Car and IoT Security Concerns

  • Several comments extrapolate from hacked TV boxes to future car hacks, especially with many EV manufacturers and widely varying security maturity.
  • Disagreement on which carmakers are “better” at security; some point to Tesla’s strong software update capabilities, others cite flash wear, unlock issues, and poor protocol implementations as evidence of weak practices.
  • Concern that V2V/V2X plus the “sorry state of IoT security” could enable catastrophic, large-scale vehicle attacks; one commenter frames all commercial IT security as fundamentally inadequate against well-funded attackers.
  • Speculation about self-driving car theft and remote repossession; some think theft will be easy once cars are more autonomous and cloud‑managed.
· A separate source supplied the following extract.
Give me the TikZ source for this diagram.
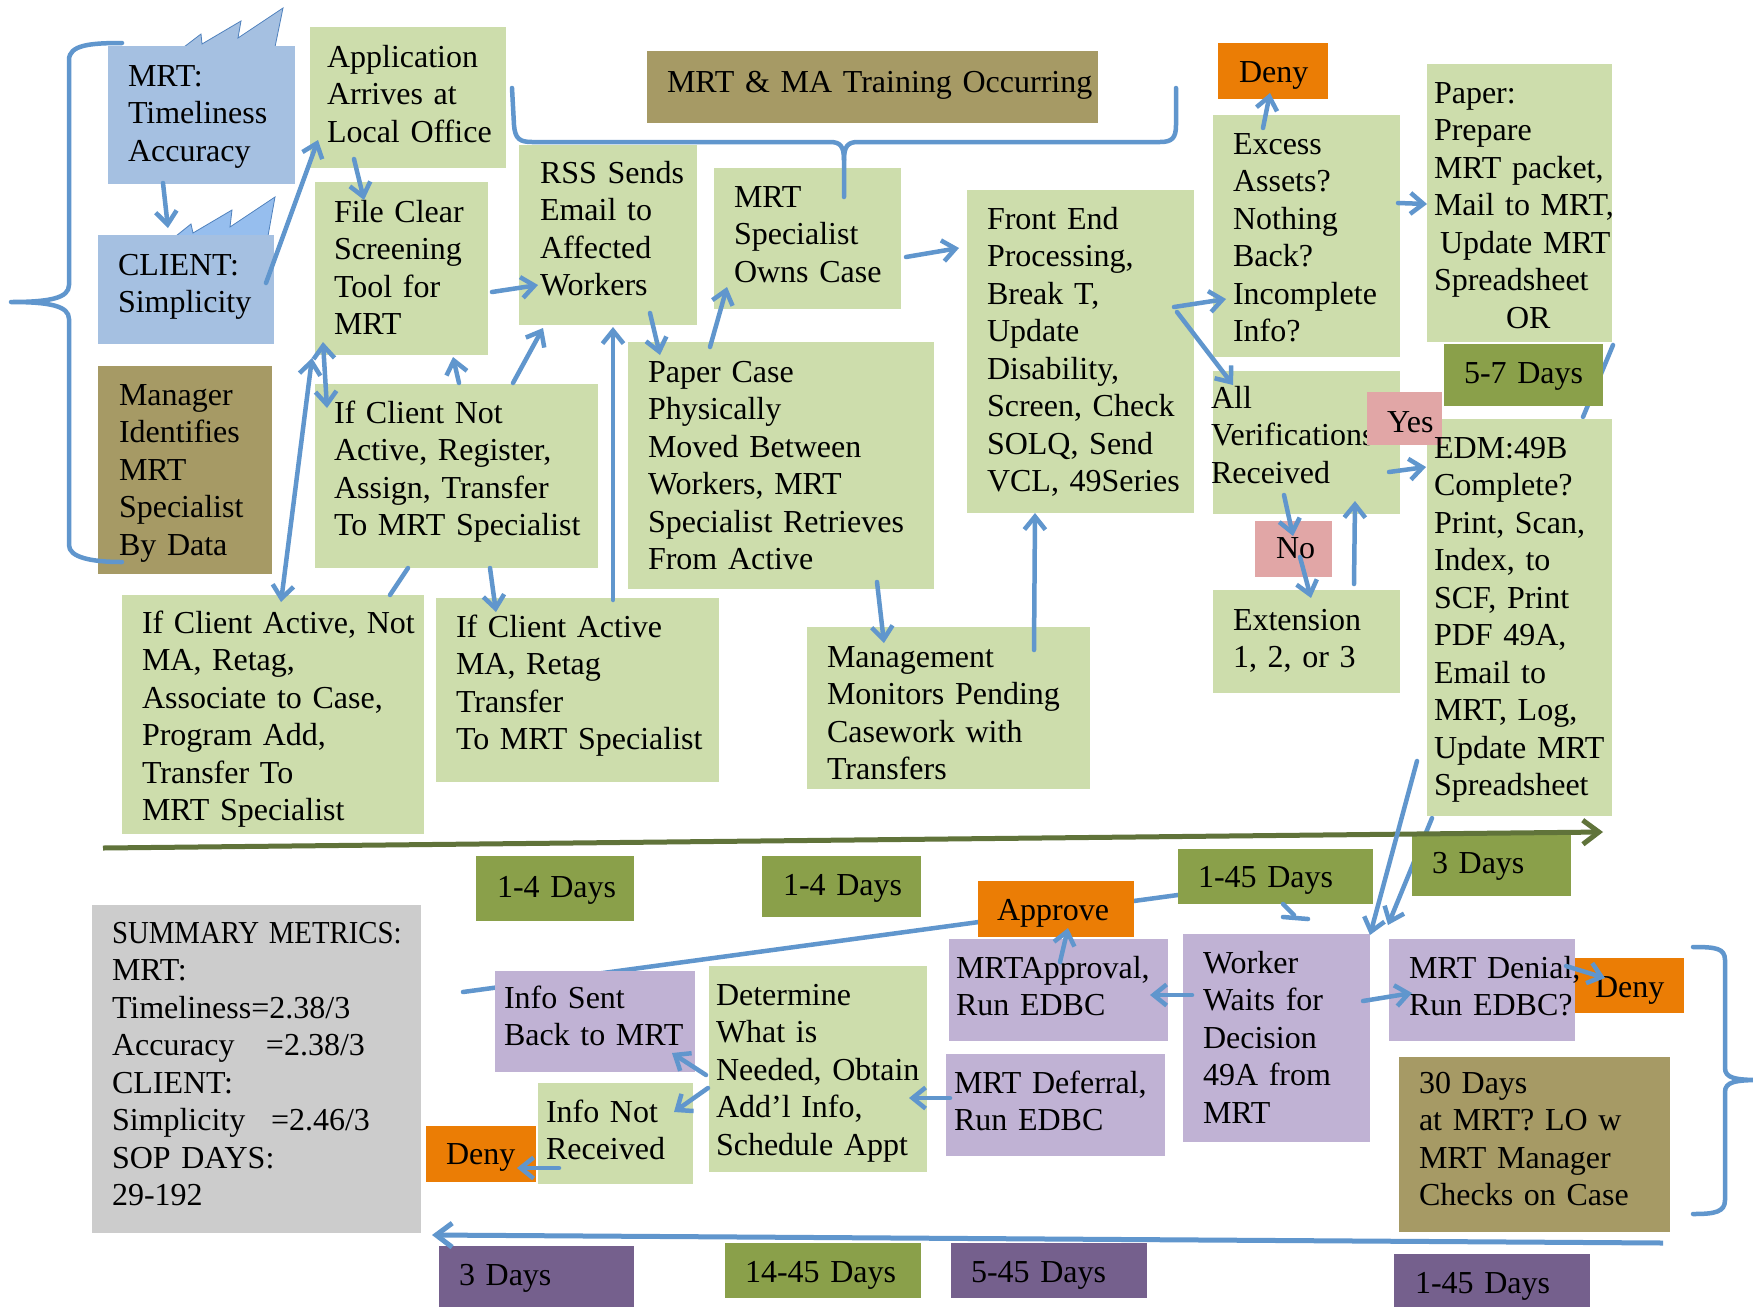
\documentclass[tikz,border=0pt]{standalone}
\usepackage{fontspec}
\setmainfont{Liberation Serif}
\usepackage{graphicx}
\usetikzlibrary{arrows.meta,fit}
\pgfdeclarelayer{under}
\pgfdeclarelayer{bg}
\pgfsetlayers{under,bg,main}
\hyphenpenalty=10000

\definecolor{lgreen}{RGB}{205,221,172}
\definecolor{lblue}{RGB}{165,192,225}
\definecolor{sblue}{RGB}{150,190,238}
\definecolor{eblue}{RGB}{79,129,189}
\definecolor{khaki}{RGB}{166,154,101}
\definecolor{orng}{RGB}{235,125,5}
\definecolor{pink}{RGB}{225,166,166}
\definecolor{dgreen}{RGB}{138,160,74}
\definecolor{lpurple}{RGB}{192,178,212}
\definecolor{dpurple}{RGB}{117,96,141}
\definecolor{lgray}{RGB}{204,204,204}
\definecolor{ablue}{RGB}{96,150,205}
\definecolor{tgreen}{RGB}{96,115,58}

% box given by two corners, text given by first baseline
\newcommand\bx[6]{\node[#1, fit={(#3,#4)(#5,#6)}] (#2) {};}
\newcommand\tx[4]{\node[txt] (#1) at (#2,#3) {#4};}
\newcommand\ar[5]{\draw[#1] ([shift={(#3)}]#2.north west) -- ([shift={(#5)}]#4.north west);}

\begin{document}
\begin{tikzpicture}[x=1pt,y=-1pt,
  panel/.style={rectangle, inner sep=0pt, outer sep=0pt, draw=none},
  gbox/.style={panel, fill=lgreen},
  bbox/.style={panel, fill=lblue},
  kbox/.style={panel, fill=khaki},
  obox/.style={panel, fill=orng},
  pkbox/.style={panel, fill=pink},
  dgbox/.style={panel, fill=dgreen},
  lpbox/.style={panel, fill=lpurple},
  dpbox/.style={panel, fill=dpurple},
  grbox/.style={panel, fill=lgray},
  txt/.style={inner sep=0pt, outer sep=0pt, anchor=base west, text width=700pt, align=left,
    font=\fontsize{32pt}{37.5pt}\selectfont},
  barb/.tip={Straight Barb[length=13pt,width=21pt]},
  bigbarb/.tip={Straight Barb[length=16pt,width=24pt]},
  arr/.style={draw=ablue, line width=4.5pt, line cap=round, line join=round, -barb},
  arr2/.style={draw=ablue, line width=4.5pt, line cap=round, line join=round, barb-barb},
  link/.style={draw=ablue, line width=4.5pt, line cap=round, line join=round},
  brace/.style={draw=ablue, line width=4.5pt, line cap=round, line join=round},
]
\useasboundingbox (0,0) rectangle (1753,1307);
\begin{pgfonlayer}{under}
  \fill[white] (0,0) rectangle (1753,1307);
\end{pgfonlayer}

% jagged tabs above the two blue rating boxes
\filldraw[fill=lblue, draw=eblue, line width=0.8pt]
  (184,47) -- (201,34) -- (202,44) -- (241,21) -- (238,38) -- (283,8) -- (275,47) -- cycle;
\filldraw[fill=sblue, draw=eblue, line width=0.8pt]
  (176,236) -- (191,224) -- (193,233) -- (232,210) -- (230,227) -- (275,197) -- (268,236) -- cycle;

% ---------- boxes ----------
\bx{bbox}{mrt}{108}{46}{295}{184}
\bx{bbox}{client}{98}{235}{274}{344}
\bx{kbox}{manager}{98}{366}{272}{574}
\bx{gbox}{app}{310}{27}{506}{168}
\bx{gbox}{fileclear}{315}{182}{488}{355}
\bx{gbox}{notactive}{315}{384}{598}{568}
\bx{gbox}{rss}{519}{145}{697}{325}
\bx{kbox}{training}{647}{51}{1098}{123}
\bx{gbox}{mrtspec}{714}{168}{901}{309}
\bx{gbox}{papercase}{628}{342}{934}{589}
\bx{gbox}{frontend}{967}{190}{1194}{513}
\bx{obox}{denytop}{1218}{43}{1328}{99}
\bx{gbox}{excess}{1213}{115}{1400}{357}
\bx{gbox}{paperbox}{1427}{64}{1612}{342}
\bx{dgbox}{days57}{1444}{344}{1603}{406}
\bx{gbox}{allverif}{1213}{371}{1400}{514}
\bx{gbox}{edm}{1427}{419}{1612}{816}
\bx{pkbox}{no}{1255}{521}{1332}{577}
\bx{gbox}{extension}{1213}{590}{1400}{693}
\bx{gbox}{activenotma}{122}{595}{424}{834}
\bx{gbox}{activema}{436}{598}{719}{782}
\bx{gbox}{mgmt}{807}{627}{1090}{789}
\bx{dgbox}{days14a}{476}{856}{634}{921}
\bx{dgbox}{days14b}{762}{856}{921}{917}
\bx{dgbox}{days145a}{1178}{849}{1373}{904}
\bx{dgbox}{days3a}{1412}{835}{1571}{896}
\bx{grbox}{summary}{92}{905}{421}{1233}
\bx{obox}{approve}{978}{881}{1134}{937}
\bx{lpbox}{mrtapproval}{949}{939}{1168}{1041}
\bx{lpbox}{worker}{1183}{934}{1370}{1142}
\bx{lpbox}{denial}{1389}{939}{1575}{1041}
\bx{obox}{denyr}{1575}{958}{1684}{1013}
\bx{kbox}{thirty}{1399}{1057}{1670}{1232}
\bx{lpbox}{deferral}{946}{1054}{1165}{1156}
\bx{gbox}{determine}{709}{966}{927}{1172}
\bx{lpbox}{infosent}{495}{971}{695}{1072}
\bx{gbox}{infonot}{538}{1083}{693}{1184}
\bx{obox}{denyl}{426}{1126}{536}{1182}
\bx{dpbox}{days3b}{439}{1246}{634}{1307}
\bx{dgbox}{days1445}{725}{1243}{921}{1298}
\bx{dpbox}{days545}{951}{1243}{1147}{1298}
\bx{dpbox}{days145b}{1394}{1254}{1590}{1307}

% ---------- texts ----------
\tx{mrt-t}{128}{86}{MRT:\\Timeliness\\Accuracy}
\tx{client-t}{118}{275}{CLIENT:\\Simplicity}
\tx{manager-t}{119}{405}{Manager\\Identifies\\MRT\\Specialist\\By Data}
\tx{app-t}{327}{67}{Application\\Arrives at\\Local Office}
\tx{fileclear-t}{334}{222}{File Clear\\Screening\\Tool for\\MRT}
\tx{notactive-t}{334}{423}{If Client Not\\Active, Register,\\Assign, Transfer\\To MRT Specialist}
\tx{rss-t}{540}{183}{RSS Sends\\Email to\\Affected\\Workers}
\tx{training-t}{667}{92}{MRT \& MA Training Occurring}
\tx{mrtspec-t}{734}{207}{MRT\\Specialist\\Owns Case}
\tx{papercase-t}{648}{382}{Paper Case\\Physically\\Moved Between\\Workers, MRT\\Specialist Retrieves\\From Active}
\tx{frontend-t}{987}{229}{Front End\\Processing,\\Break T,\\Update\\Disability,\\Screen, Check\\SOLQ, Send\\VCL, 49Series}
\tx{denytop-t}{1239}{82}{Deny}
\tx{excess-t}{1233}{154}{Excess\\Assets?\\Nothing\\Back?\\Incomplete\\Info?}
\tx{paperbox-t}{1434}{103}{Paper:\\Prepare\\MRT packet,\\Mail to MRT,\\\hspace*{6pt}Update MRT\\Spreadsheet\\\hspace*{72pt}OR}
\tx{days57-t}{1464}{383}{5-7 Days}
\tx{allverif-t}{1211}{408}{All\\Verifications\\Received}
\bx{pkbox}{yes}{1367}{392}{1442}{445}
\tx{yes-t}{1387}{432}{Yes}
\tx{edm-t}{1434}{458}{EDM:49B\\Complete?\\Print, Scan,\\Index, to\\SCF, Print\\PDF 49A,\\Email to\\MRT, Log,\\Update MRT\\Spreadsheet}
\tx{no-t}{1276}{558}{No}
\tx{extension-t}{1233}{630}{Extension\\1, 2, or 3}
\tx{activenotma-t}{142}{633}{If Client Active, Not\\MA, Retag,\\Associate to Case,\\Program Add,\\Transfer To\\MRT Specialist}
\tx{activema-t}{456}{637}{If Client Active\\MA, Retag\\Transfer\\To MRT Specialist}
\tx{mgmt-t}{827}{667}{Management\\Monitors Pending\\Casework with\\Transfers}
\tx{days14a-t}{497}{897}{1-4 Days}
\tx{days14b-t}{783}{895}{1-4 Days}
\tx{days145a-t}{1198}{887}{1-45 Days}
\tx{days3a-t}{1432}{873}{3 Days}
\tx{summary-t}{112}{943}{\scalebox{0.9}[1]{SUMMARY METRICS:}\\MRT:\\Timeliness=2.38/3\\\makebox[154pt][l]{Accuracy}=2.38/3\\CLIENT:\\\makebox[159pt][l]{Simplicity}=2.46/3\\SOP DAYS:\\29-192}
\tx{approve-t}{997}{920}{Approve}
\tx{mrtapproval-t}{956}{978}{MRTApproval,\\Run EDBC}
\tx{worker-t}{1203}{973}{Worker\\Waits for\\Decision\\49A from\\MRT}
\tx{denial-t}{1409}{978}{MRT Denial,\\Run EDBC?}
\tx{denyr-t}{1595}{997}{Deny}
\tx{thirty-t}{1419}{1093}{30 Days\\at MRT? LO w\\MRT Manager\\Checks on Case}
\tx{deferral-t}{954}{1093}{MRT Deferral,\\Run EDBC}
\tx{determine-t}{716}{1005}{Determine\\What is\\Needed, Obtain\\Add’l Info,\\Schedule Appt}
\tx{infosent-t}{504}{1008}{Info Sent\\Back to MRT}
\tx{infonot-t}{546}{1122}{Info Not\\Received}
\tx{denyl-t}{446}{1164}{Deny}
\tx{days3b-t}{459}{1285}{3 Days}
\tx{days1445-t}{745}{1282}{14-45 Days}
\tx{days545-t}{971}{1282}{5-45 Days}
\tx{days145b-t}{1415}{1293}{1-45 Days}

% ---------- connectors running behind boxes ----------
\begin{pgfonlayer}{bg}
  \ar{link}{infosent}{-32,21}{days145a}{22,43}
  \ar{link}{paperbox}{186,281}{edm}{156,-2}
  \ar{arr}{edm}{5,399}{worker}{205,-9}
\end{pgfonlayer}
\draw[link] ([shift={(105,55)}]days145a.north west) -- ([shift={(116,66)}]days145a.north west);
\draw[link] ([shift={(105,68)}]days145a.north west) -- ([shift={(130,70)}]days145a.north west);

% ---------- braces ----------
\draw[brace] (122,43) .. controls (90,43) and (69,45) .. (69,60) -- (69,285)
  .. controls (69,298) and (50,302) .. (11,302)
  .. controls (50,302) and (69,306) .. (69,319) -- (69,545)
  .. controls (69,557) and (90,562) .. (122,562);
\draw[brace] (512,88) -- (514,125) .. controls (515,139) and (520,142) .. (532,142) -- (830,142)
  .. controls (840,142) and (844,146) .. (844,160) -- (844,197);
\draw[brace] (844,160) .. controls (844,146) and (848,142) .. (858,142) -- (1160,142)
  .. controls (1172,142) and (1176,138) .. (1176,125) -- (1176,88);
\draw[brace] (1693,947) .. controls (1715,947) and (1725,948) .. (1725,960) -- (1725,1068)
  .. controls (1725,1078) and (1735,1080) .. (1760,1080)
  .. controls (1735,1080) and (1725,1082) .. (1725,1092) -- (1725,1200)
  .. controls (1725,1212) and (1715,1214) .. (1693,1214);

% ---------- time lines ----------
\coordinate (tlA) at (103,848);
\coordinate (tlB) at (1603,832);
\coordinate (tlC) at (1663,1243);
\coordinate (tlD) at (432,1235);
\draw[draw=tgreen, line width=5pt, -bigbarb] (tlA) -- (tlB);
\draw[draw=ablue, line width=5pt, -bigbarb] (tlC) -- (tlD);

% ---------- connectors ----------
\ar{arr}{mrt}{55,137}{client}{70,-7}
\ar{arr}{client}{168,48}{app}{8,113}
\ar{arr}{app}{44,132}{fileclear}{49,18}
\ar{arr}{fileclear}{177,110}{rss}{19,140}
\ar{arr2}{notactive}{12,24}{fileclear}{8,160}
\ar{arr}{notactive}{144,-1}{fileclear}{138,175}
\ar{arr}{notactive}{198,-1}{rss}{24,183}
\ar{arr2}{activenotma}{159,7}{fileclear}{-3,176}
\ar{link}{notactive}{93,184}{activenotma}{268,0}
\ar{arr}{notactive}{175,184}{activema}{60,14}
\ar{arr}{activema}{177,2}{rss}{94,182}
\ar{arr}{rss}{131,168}{papercase}{32,13}
\ar{arr}{papercase}{82,5}{mrtspec}{13,119}
\ar{arr}{mrtspec}{192,89}{frontend}{-8,58}
\ar{arr}{papercase}{249,240}{mgmt}{77,16}
\ar{arr}{mgmt}{227,23}{frontend}{68,323}
\ar{arr}{frontend}{207,117}{excess}{13,184}
\ar{arr}{frontend}{210,122}{allverif}{20,14}
\ar{arr}{excess}{50,13}{denytop}{52,50}
\ar{arr}{excess}{185,88}{paperbox}{0,140}
\ar{arr}{allverif}{176,101}{edm}{-1,48}
\ar{arr}{allverif}{71,124}{no}{38,15}
\ar{arr}{no}{45,36}{extension}{98,8}
\ar{arr}{extension}{141,-6}{allverif}{142,130}
\ar{arr}{edm}{-10,342}{worker}{187,1}
\ar{arr}{worker}{9,61}{mrtapproval}{201,56}
\ar{arr}{mrtapproval}{111,23}{approve}{90,47}
\ar{arr}{worker}{180,67}{denial}{23,54}
\ar{arr}{denial}{177,27}{denyr}{30,20}
\ar{arr}{deferral}{4,44}{determine}{200,132}
\ar{arr}{determine}{-3,109}{infosent}{177,82}
\ar{arr}{determine}{-1,122}{infonot}{136,29}
\ar{arr}{infonot}{21,85}{denyl}{91,42}
\end{tikzpicture}
\end{document}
Android TV vs Android-on-TV-Boxes

  • Multiple posts clarify these are cheap TV boxes running generic AOSP builds, not Google-certified “Android TV” with Play Store.
  • Some note that even certified Android TV devices can be old and unpatched, but the exploit in question targets vendor AOSP firmware.

Updates, Fragmentation, and Economic Divide

  • Many low-cost Android devices (phones and TV boxes) ship with old Android versions and often never receive a single update.
  • This is framed as a new “economic divide”: in regions like South America, median Android versions are claimed to be very old, while phones are essential for government and payments.
  • Debate over responsibility: hardware makers, Google’s architecture (kernel/driver ABI), Qualcomm’s business model, and Google’s priorities all get blamed.
  • Some argue the core problem is locked-down devices: users can’t replace or upgrade the OS independently, unlike PCs.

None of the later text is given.